Goal: Reproduce, please, the span of lines beginning at the line with "Clone this chart in Apache ECharts." and ending at the line with "const populationText = '54,027,487';", inclusive, minus any pictures.

Data lines:
= = =

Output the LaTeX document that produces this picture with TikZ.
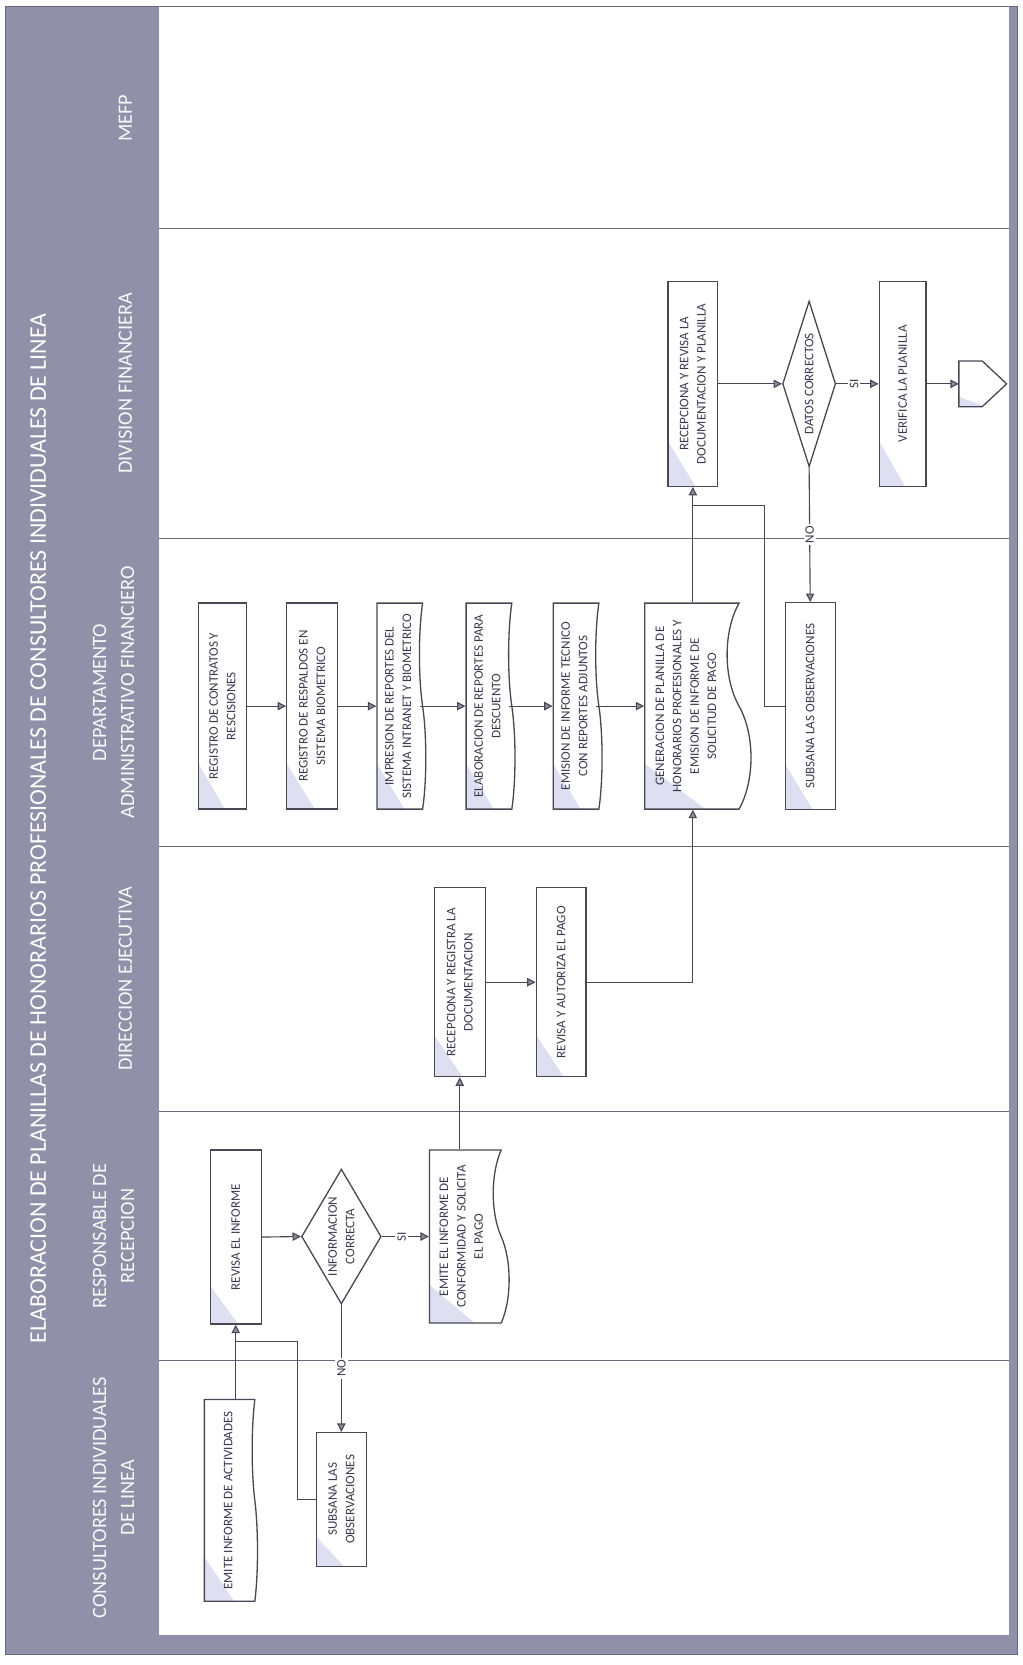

= = =

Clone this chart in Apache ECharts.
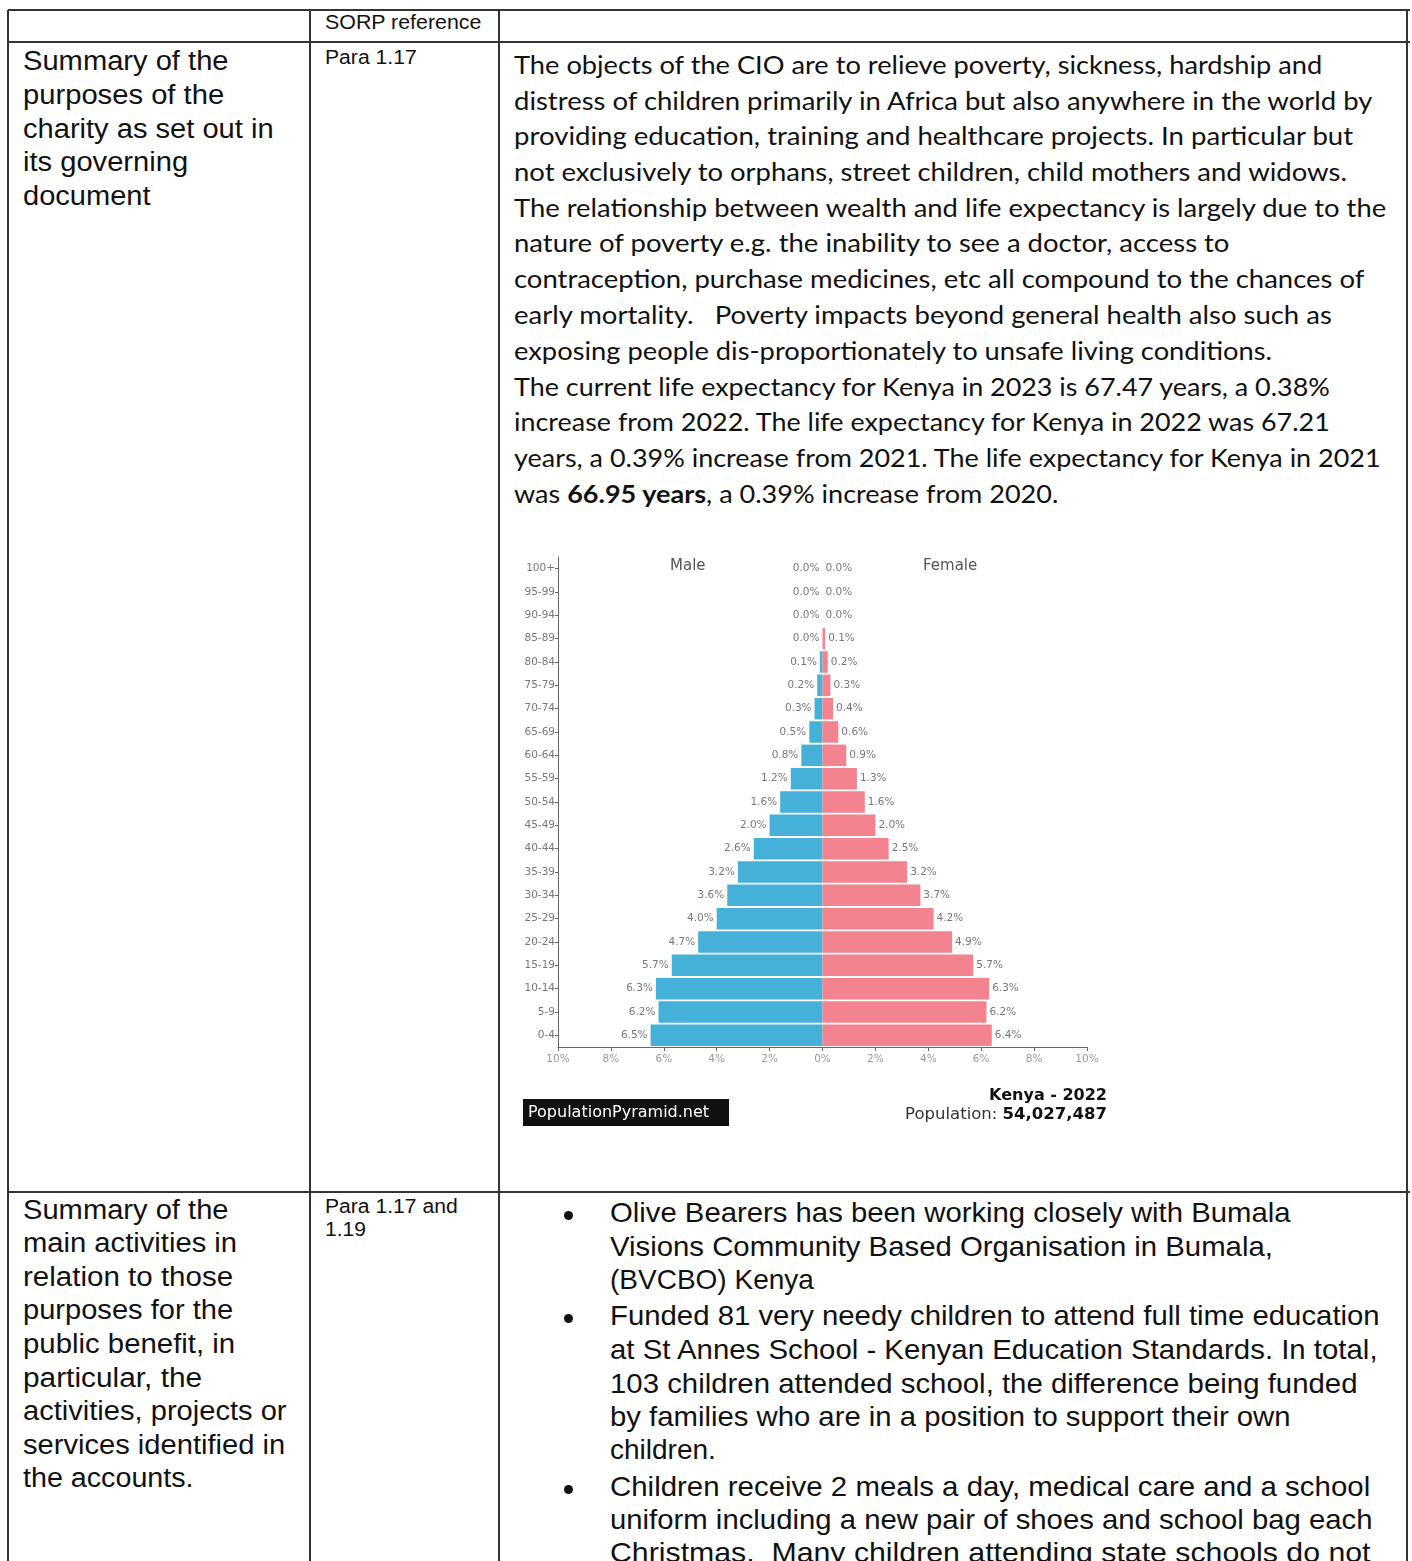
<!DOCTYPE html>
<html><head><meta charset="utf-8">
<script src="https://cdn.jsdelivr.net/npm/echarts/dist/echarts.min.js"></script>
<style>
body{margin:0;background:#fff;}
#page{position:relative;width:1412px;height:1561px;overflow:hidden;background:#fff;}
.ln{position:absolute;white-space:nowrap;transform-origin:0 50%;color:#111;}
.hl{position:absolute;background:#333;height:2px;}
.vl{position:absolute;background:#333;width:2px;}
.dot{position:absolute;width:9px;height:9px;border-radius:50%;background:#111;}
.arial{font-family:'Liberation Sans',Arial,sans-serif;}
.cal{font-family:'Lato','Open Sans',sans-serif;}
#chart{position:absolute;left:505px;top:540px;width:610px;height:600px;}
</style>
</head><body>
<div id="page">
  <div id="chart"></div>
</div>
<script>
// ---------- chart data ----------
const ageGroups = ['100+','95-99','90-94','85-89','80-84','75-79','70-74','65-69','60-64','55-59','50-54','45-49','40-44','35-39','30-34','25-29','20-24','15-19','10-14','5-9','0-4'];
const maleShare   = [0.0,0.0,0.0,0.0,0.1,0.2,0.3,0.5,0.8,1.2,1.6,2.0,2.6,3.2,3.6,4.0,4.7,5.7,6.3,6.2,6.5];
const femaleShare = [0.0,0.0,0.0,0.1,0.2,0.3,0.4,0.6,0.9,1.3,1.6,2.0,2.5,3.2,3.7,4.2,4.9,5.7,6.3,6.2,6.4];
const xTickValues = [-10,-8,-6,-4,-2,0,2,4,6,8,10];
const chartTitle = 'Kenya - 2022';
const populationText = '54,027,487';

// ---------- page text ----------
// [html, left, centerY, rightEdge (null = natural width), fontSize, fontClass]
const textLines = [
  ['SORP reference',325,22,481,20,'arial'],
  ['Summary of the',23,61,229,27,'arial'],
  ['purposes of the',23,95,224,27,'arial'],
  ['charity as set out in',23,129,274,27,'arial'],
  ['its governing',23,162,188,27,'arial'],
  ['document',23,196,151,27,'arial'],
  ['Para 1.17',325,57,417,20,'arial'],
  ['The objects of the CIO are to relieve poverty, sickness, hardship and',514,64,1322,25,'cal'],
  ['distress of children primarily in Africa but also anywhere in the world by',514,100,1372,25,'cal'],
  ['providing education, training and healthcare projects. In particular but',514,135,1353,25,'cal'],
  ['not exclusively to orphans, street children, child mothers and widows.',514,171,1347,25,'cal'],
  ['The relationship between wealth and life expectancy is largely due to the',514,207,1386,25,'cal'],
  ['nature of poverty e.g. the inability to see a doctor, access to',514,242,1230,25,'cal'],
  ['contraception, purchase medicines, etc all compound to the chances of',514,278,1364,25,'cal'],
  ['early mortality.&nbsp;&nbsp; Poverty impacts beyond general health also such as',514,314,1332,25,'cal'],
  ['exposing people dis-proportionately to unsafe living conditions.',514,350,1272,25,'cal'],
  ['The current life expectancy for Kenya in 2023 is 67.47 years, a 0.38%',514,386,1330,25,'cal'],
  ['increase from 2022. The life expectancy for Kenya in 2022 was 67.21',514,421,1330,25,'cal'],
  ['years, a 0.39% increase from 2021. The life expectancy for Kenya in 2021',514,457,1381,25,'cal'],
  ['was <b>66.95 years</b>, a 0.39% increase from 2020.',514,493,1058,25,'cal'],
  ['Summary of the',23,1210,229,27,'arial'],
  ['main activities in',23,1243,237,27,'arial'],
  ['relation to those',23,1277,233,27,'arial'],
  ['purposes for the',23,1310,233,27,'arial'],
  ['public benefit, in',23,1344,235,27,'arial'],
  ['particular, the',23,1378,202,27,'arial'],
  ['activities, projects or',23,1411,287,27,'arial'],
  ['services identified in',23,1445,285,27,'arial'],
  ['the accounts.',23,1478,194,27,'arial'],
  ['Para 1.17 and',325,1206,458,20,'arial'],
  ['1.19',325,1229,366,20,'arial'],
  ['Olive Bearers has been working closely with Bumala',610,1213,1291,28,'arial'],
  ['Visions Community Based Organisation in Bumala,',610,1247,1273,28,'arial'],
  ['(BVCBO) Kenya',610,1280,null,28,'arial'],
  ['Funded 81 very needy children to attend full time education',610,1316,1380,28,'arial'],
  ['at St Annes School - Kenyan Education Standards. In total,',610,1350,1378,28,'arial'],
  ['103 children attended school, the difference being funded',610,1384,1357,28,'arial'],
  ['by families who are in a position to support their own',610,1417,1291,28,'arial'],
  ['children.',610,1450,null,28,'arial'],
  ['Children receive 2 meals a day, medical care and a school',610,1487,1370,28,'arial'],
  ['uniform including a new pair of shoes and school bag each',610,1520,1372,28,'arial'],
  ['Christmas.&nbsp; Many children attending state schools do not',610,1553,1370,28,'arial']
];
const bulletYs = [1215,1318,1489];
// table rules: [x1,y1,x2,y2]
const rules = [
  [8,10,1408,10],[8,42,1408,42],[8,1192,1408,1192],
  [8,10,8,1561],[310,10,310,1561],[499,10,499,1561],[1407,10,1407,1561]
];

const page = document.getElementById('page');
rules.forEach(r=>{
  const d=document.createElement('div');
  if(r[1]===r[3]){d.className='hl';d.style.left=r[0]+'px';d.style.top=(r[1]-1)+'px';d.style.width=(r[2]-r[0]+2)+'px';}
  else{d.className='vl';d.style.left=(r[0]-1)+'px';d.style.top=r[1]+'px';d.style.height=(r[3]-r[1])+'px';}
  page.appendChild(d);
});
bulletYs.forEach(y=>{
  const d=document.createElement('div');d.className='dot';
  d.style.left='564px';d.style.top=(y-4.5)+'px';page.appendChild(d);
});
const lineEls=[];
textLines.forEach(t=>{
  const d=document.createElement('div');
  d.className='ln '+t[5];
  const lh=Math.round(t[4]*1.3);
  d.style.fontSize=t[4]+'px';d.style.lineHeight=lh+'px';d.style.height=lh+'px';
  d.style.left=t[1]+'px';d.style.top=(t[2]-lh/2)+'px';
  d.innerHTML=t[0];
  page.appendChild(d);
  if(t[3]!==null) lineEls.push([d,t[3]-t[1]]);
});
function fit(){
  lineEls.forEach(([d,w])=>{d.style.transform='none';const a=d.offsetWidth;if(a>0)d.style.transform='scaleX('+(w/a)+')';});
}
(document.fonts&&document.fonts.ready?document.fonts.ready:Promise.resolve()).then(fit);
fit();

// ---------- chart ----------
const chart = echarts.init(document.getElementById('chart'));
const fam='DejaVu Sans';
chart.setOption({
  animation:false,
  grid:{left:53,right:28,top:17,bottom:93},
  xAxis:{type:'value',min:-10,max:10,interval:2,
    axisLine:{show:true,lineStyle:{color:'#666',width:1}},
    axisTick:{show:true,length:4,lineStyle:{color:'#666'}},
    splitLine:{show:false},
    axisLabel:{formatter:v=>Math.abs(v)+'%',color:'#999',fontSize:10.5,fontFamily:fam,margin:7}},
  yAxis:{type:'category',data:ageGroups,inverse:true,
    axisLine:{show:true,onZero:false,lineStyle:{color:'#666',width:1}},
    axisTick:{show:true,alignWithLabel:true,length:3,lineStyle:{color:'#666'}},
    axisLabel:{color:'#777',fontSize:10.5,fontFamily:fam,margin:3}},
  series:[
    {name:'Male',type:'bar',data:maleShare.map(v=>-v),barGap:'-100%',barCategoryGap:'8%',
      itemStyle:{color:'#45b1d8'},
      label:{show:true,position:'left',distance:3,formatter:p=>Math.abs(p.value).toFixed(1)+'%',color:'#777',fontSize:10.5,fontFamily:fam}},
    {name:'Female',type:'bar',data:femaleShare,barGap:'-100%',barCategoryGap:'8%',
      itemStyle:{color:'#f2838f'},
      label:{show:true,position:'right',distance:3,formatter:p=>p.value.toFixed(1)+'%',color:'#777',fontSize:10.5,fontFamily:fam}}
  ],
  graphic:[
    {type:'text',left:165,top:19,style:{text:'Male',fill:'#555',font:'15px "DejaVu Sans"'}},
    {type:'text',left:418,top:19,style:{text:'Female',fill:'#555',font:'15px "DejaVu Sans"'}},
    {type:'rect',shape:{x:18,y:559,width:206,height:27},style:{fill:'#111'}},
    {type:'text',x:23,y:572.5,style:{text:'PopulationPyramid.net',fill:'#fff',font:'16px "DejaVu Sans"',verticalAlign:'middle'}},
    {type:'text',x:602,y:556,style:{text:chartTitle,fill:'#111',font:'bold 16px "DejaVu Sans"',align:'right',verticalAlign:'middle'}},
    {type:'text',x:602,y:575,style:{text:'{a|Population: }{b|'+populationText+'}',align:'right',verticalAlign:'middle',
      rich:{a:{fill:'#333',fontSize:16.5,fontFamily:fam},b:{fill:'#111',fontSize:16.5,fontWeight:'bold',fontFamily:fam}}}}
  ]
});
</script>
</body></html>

= = =

Written response:
Clone this chart in Apache ECharts.
<!DOCTYPE html>
<html><head><meta charset="utf-8">
<script src="https://cdn.jsdelivr.net/npm/echarts/dist/echarts.min.js"></script>
<style>
body{margin:0;background:#fff;}
#page{position:relative;width:1412px;height:1561px;overflow:hidden;background:#fff;}
.ln{position:absolute;white-space:nowrap;transform-origin:0 50%;color:#111;}
.hl{position:absolute;background:#333;height:2px;}
.vl{position:absolute;background:#333;width:2px;}
.dot{position:absolute;width:9px;height:9px;border-radius:50%;background:#111;}
.arial{font-family:'Liberation Sans',Arial,sans-serif;}
.cal{font-family:'Lato','Open Sans',sans-serif;}
#chart{position:absolute;left:505px;top:540px;width:610px;height:600px;}
</style>
</head><body>
<div id="page">
  <div id="chart"></div>
</div>
<script>
// ---------- chart data ----------
const ageGroups = ['100+','95-99','90-94','85-89','80-84','75-79','70-74','65-69','60-64','55-59','50-54','45-49','40-44','35-39','30-34','25-29','20-24','15-19','10-14','5-9','0-4'];
const maleShare   = [0.0,0.0,0.0,0.0,0.1,0.2,0.3,0.5,0.8,1.2,1.6,2.0,2.6,3.2,3.6,4.0,4.7,5.7,6.3,6.2,6.5];
const femaleShare = [0.0,0.0,0.0,0.1,0.2,0.3,0.4,0.6,0.9,1.3,1.6,2.0,2.5,3.2,3.7,4.2,4.9,5.7,6.3,6.2,6.4];
const xTickValues = [-10,-8,-6,-4,-2,0,2,4,6,8,10];
const chartTitle = 'Kenya - 2022';
const populationText = '54,027,487';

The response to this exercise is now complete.